Sunday, June 19, 2011

Trust Me - Who Should Be My Trustee?

Once I convinced my client, Mary, that a trust is a safe, and not so scary, way to protect herself and her stuff during any incapacity, she wanted to know who could possibly serve as a backup trustee?   According to Mary, her daughter was a kind and loving person who would do everything she could to support her mother, but her daughter’s financial skills were somewhat suspect.  Mary’s son is a busy family man with a great job, but he seems too busy to help Mary now.

Who could she choose? 

First, what does a trustee do exactly?  A trustee is a fiduciary, which means that he or she has a legal or ethical duty regarding the management of property for another.  Although a trustee may have either the duty to manage the trust assets or the duty to distribute those assets, many trustees both manage and distribute.  A trustee is usually responsible for investing the assets in the trust, distributing those assets to the beneficiaries according to the trust terms, and making sure any required accountings are prepared and that taxes are paid when necessary.

A trustee can be an individual who is a family member or friend.  Parents often want their children to succeed them as trustee.  When deciding whether to have a child as a successor trustee – or when choosing which child – be sure to be realistic about your adult child’s financial abilities.  Make sure that the person you choose understands that the trust will be managed for the benefit of beneficiaries – and that the trustee might not be one of those beneficiaries.  Be aware that a trustee might have a conflict of interest if the trust assets will eventually pass in part or whole to the trustee or his or her family members.  Also, it is best not to choose someone who has financial problems such as large debts, a failing business, or a looming bankruptcy.  Someone with financial issues might be tempted to borrow or use trust assets for his or her own benefit, despite the terms of the trust.

A trustee can also be a professional individual, like a lawyer or CPA, who can be hired to serve as a trustee.  Trustees may charge a percentage of the assets in the trust, or an hourly fee for any time spent administering the trust.

Of course, a bank or trust company may also serve as a trustee.  Generally, a bank or trust company will have a trust department and will hire employees to serve as Trust Officers with primary responsibility for administering the trusts.  The bank or trust company will charge a fee – usually a percentage of trust funds – to serve in that capacity.  Many banks and trust companies will only serve as a trustee if the assets in the trust are whatever minimum amount the bank or trust company deems appropriate for their business.

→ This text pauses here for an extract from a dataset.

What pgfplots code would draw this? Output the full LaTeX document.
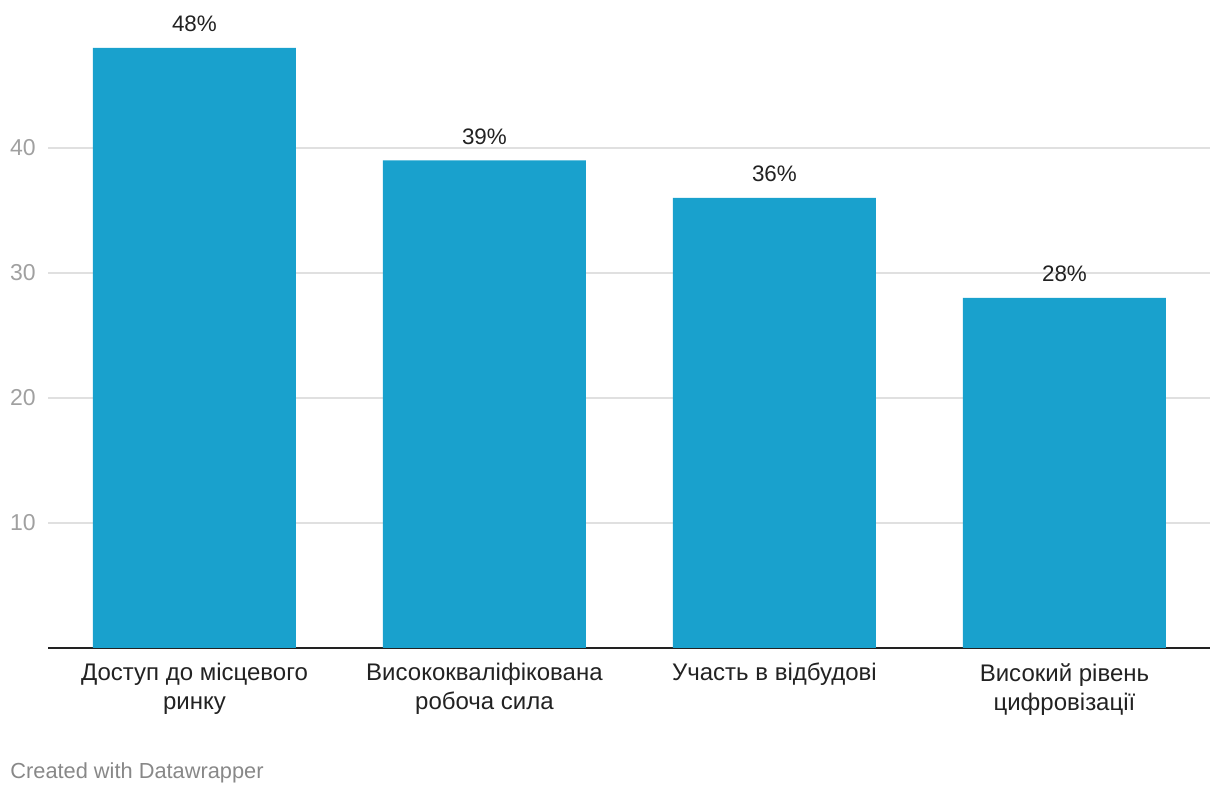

You can also choose co-trustees who will work together to administer the trust.  Sometimes it makes sense to have a professional or corporate trustee along  with a family member.  In that case, the family member’s role might be to make sure the professional or corporate co-trustee is aware of the needs of the beneficiary and is making investment and distribution decisions appropriate to the circumstances.

The best way to choose a trustee is to start with a list of relatives, friends, business or professional people you know, and banks and trust companies, and think hard about their ability to manage money.  Think about their character and ethics, and choose the best from that list.